No, no loop. My application is network infrastructure based, and does continually try to open, and then close, lots of sockets both to the local machine and any number of remote machines. But it doesn't do this particularly quickly and it's fairly straightforward. It closes everything it opens and normally runs for days on end with no problems. The socket that's hit the error is the "control" socket which stays open permanently.
There is something interesting (in the "unusual" sense) in there though. This control socket reads an XML document. The fileevent handler wants to parse it and then update the application, including the GUI, before dealing with the next one. I found that when a stream of these XML documents come in the GUI blocked up because there was a lot of heavy processing going on without a break. So to fix that I do the reading from the socket, then when I've got the whole document I put the processing of it into an "after 0" call in order to let the event loop get a look in.

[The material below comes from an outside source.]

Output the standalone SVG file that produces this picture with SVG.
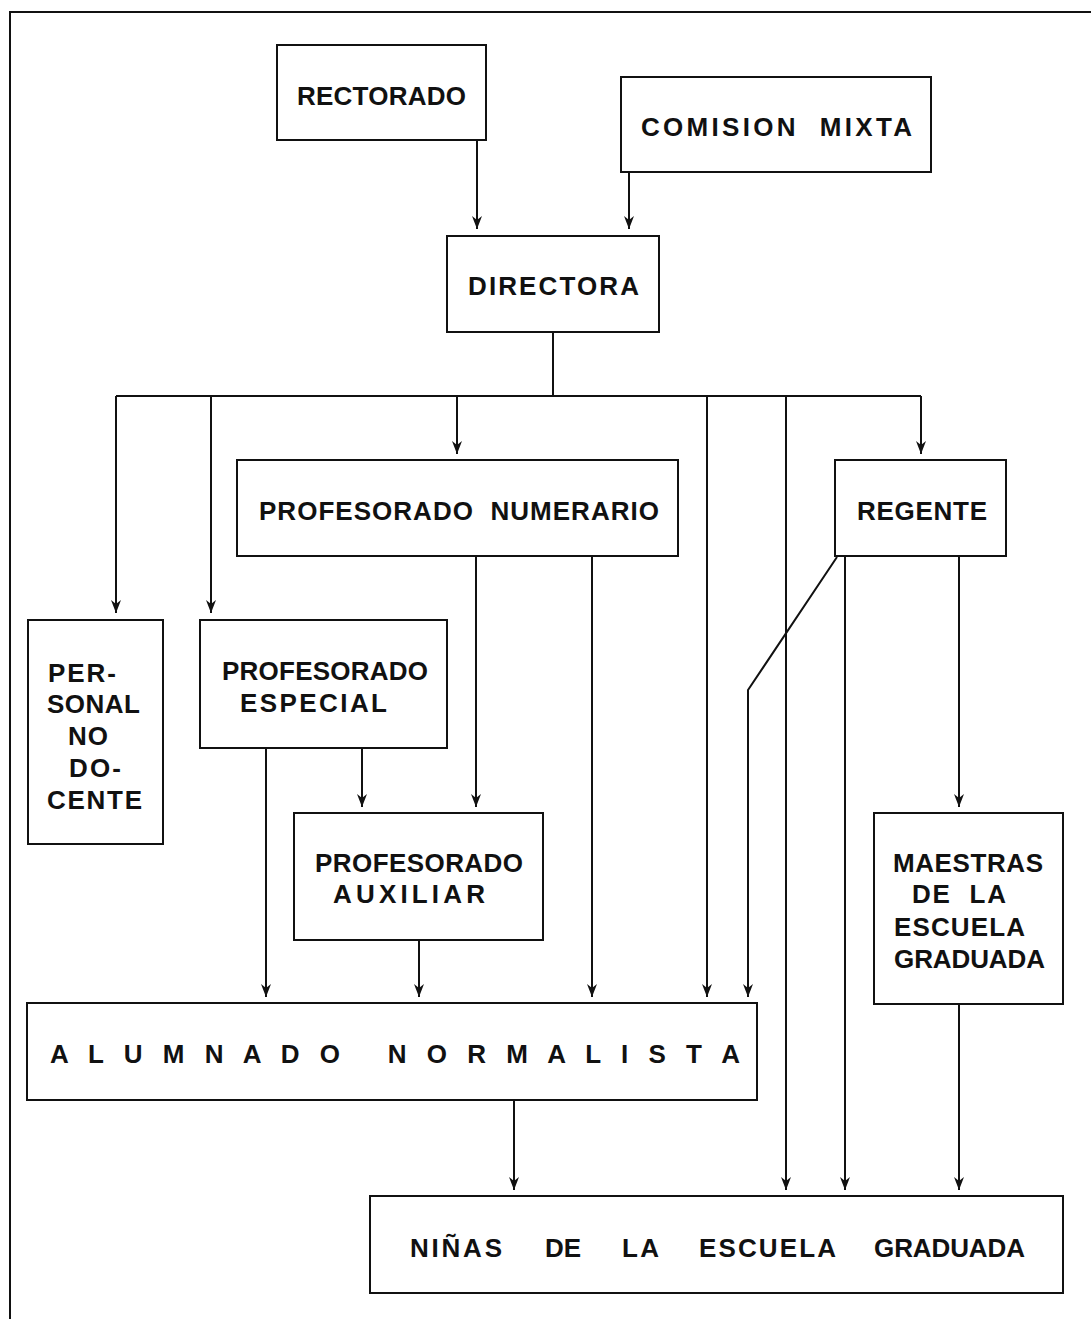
<svg xmlns="http://www.w3.org/2000/svg" width="1091" height="1319" viewBox="0 0 1091 1319">
<style>
.box{fill:#fff;stroke:#111;stroke-width:2}
.t{font-family:"Liberation Sans",Arial,sans-serif;font-weight:bold;font-size:26px;fill:#111}
.c{stroke:#111;stroke-width:2;fill:none}
</style>
<defs>
<marker id="ah" viewBox="0 0 14 10" refX="13" refY="5" markerWidth="14" markerHeight="10" markerUnits="userSpaceOnUse" orient="auto">
<path d="M0,0 L13,5 L0,10 L4,5 Z" fill="#111"/>
</marker>
</defs>
<rect width="1091" height="1319" fill="#fff"/>
<path d="M10,1319 V12 H1091" class="c"/>
<g id="connectors">
<path class="c" d="M477,140 V229" marker-end="url(#ah)"/>
<path class="c" d="M629,172 V229" marker-end="url(#ah)"/>
<path class="c" d="M553,332 V396 M116,396 H921"/>
<path class="c" d="M116,396 V613" marker-end="url(#ah)"/>
<path class="c" d="M211,396 V613" marker-end="url(#ah)"/>
<path class="c" d="M457,396 V454" marker-end="url(#ah)"/>
<path class="c" d="M707,396 V997" marker-end="url(#ah)"/>
<path class="c" d="M786,396 V1190" marker-end="url(#ah)"/>
<path class="c" d="M921,396 V454" marker-end="url(#ah)"/>
<path class="c" d="M476,556 V807" marker-end="url(#ah)"/>
<path class="c" d="M592,556 V997" marker-end="url(#ah)"/>
<path class="c" d="M837,557 L748,690 V997" marker-end="url(#ah)"/>
<path class="c" d="M845,556 V1190" marker-end="url(#ah)"/>
<path class="c" d="M959,556 V807" marker-end="url(#ah)"/>
<path class="c" d="M266,748 V997" marker-end="url(#ah)"/>
<path class="c" d="M362,748 V807" marker-end="url(#ah)"/>
<path class="c" d="M419,940 V997" marker-end="url(#ah)"/>
<path class="c" d="M959,1004 V1190" marker-end="url(#ah)"/>
<path class="c" d="M514,1100 V1190" marker-end="url(#ah)"/>
</g>
<g id="rectorado"><rect class="box" x="277" y="45" width="209" height="95"/><text class="t" x="297" y="105" textLength="169" lengthAdjust="spacing">RECTORADO</text></g>
<g id="comision"><rect class="box" x="621" y="77" width="310" height="95"/><text class="t" x="641" y="136" textLength="271" lengthAdjust="spacing" xml:space="preserve">COMISION  MIXTA</text></g>
<g id="directora"><rect class="box" x="447" y="236" width="212" height="96"/><text class="t" x="468" y="295" textLength="171" lengthAdjust="spacing">DIRECTORA</text></g>
<g id="numerario"><rect class="box" x="237" y="460" width="441" height="96"/><text class="t" x="259" y="520" textLength="400" lengthAdjust="spacing" xml:space="preserve">PROFESORADO  NUMERARIO</text></g>
<g id="regente"><rect class="box" x="835" y="460" width="171" height="96"/><text class="t" x="857" y="520" textLength="130" lengthAdjust="spacing">REGENTE</text></g>
<g id="personal"><rect class="box" x="28" y="620" width="135" height="224"/>
<text class="t" x="48" y="682" textLength="68" lengthAdjust="spacing">PER-</text>
<text class="t" x="47" y="713" textLength="93" lengthAdjust="spacing">SONAL</text>
<text class="t" x="68" y="745" textLength="40" lengthAdjust="spacing">NO</text>
<text class="t" x="69" y="777" textLength="52" lengthAdjust="spacing">DO-</text>
<text class="t" x="47" y="809" textLength="95" lengthAdjust="spacing">CENTE</text></g>
<g id="especial"><rect class="box" x="200" y="620" width="247" height="128"/>
<text class="t" x="222" y="680" textLength="206" lengthAdjust="spacing">PROFESORADO</text>
<text class="t" x="240" y="712" textLength="147" lengthAdjust="spacing">ESPECIAL</text></g>
<g id="auxiliar"><rect class="box" x="294" y="813" width="249" height="127"/>
<text class="t" x="315" y="872" textLength="208" lengthAdjust="spacing">PROFESORADO</text>
<text class="t" x="333" y="903" textLength="152" lengthAdjust="spacing">AUXILIAR</text></g>
<g id="maestras"><rect class="box" x="874" y="813" width="189" height="191"/>
<text class="t" x="893" y="872" textLength="150" lengthAdjust="spacing">MAESTRAS</text>
<text class="t" x="912" y="903" textLength="94" lengthAdjust="spacing" xml:space="preserve">DE  LA</text>
<text class="t" x="894" y="936" textLength="131" lengthAdjust="spacing">ESCUELA</text>
<text class="t" x="894" y="968" textLength="151" lengthAdjust="spacing">GRADUADA</text></g>
<g id="alumnado"><rect class="box" x="27" y="1003" width="730" height="97"/>
<text class="t" x="50" y="1063" textLength="690" lengthAdjust="spacing" xml:space="preserve">A L U M N A D O   N O R M A L I S T A</text></g>
<g id="ninas"><rect class="box" x="370" y="1196" width="693" height="97"/>
<text class="t" x="410" y="1257" textLength="92" lengthAdjust="spacing">NIÑAS</text>
<text class="t" x="545" y="1257" textLength="36" lengthAdjust="spacing">DE</text>
<text class="t" x="622" y="1257" textLength="37" lengthAdjust="spacing">LA</text>
<text class="t" x="699" y="1257" textLength="137" lengthAdjust="spacing">ESCUELA</text>
<text class="t" x="874" y="1257" textLength="151" lengthAdjust="spacing">GRADUADA</text></g>
</svg>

Further, during the XML processing and GUI updating I used to have a bunch of [update] calls for various reasons (and not [update idletasks], either). This was before I learned what a terrible idea that is, and yes, the effect was as you'd expect - my XML processing routine allowed the socket handler back in and the XML processing effectively got called re-entrantly. Not knowing any better at the time, my fix for this was to switch off the fileevent handler, do the XML processing, then switch it back on again.
So the flow of the socket's fileevent handler was basically:
gets the incoming line
append to buffer - if the XML isn't yet complete, return
once the XML is complete:
save the fileevent readable script (which I'm in) to a variable
after 0 [list processTheXML $xml]
put the fileevent readable script back
I fully appreciate what a total dog's breakfast of logic this is and it was only yesterday, when I was looking at this issue, that I realised that that mess was still in there. All my [update]s have long gone, and as of yesterday all that fileevent changing has now been removed, as has the "after 0". The XML document is processed inline now and it all seems to work.
I've explained this because that's clearly a use case of the Tcl language which isn't going to be explored too often. :) Hopefully it's that messing about with the fileevent handler which has caused the problem.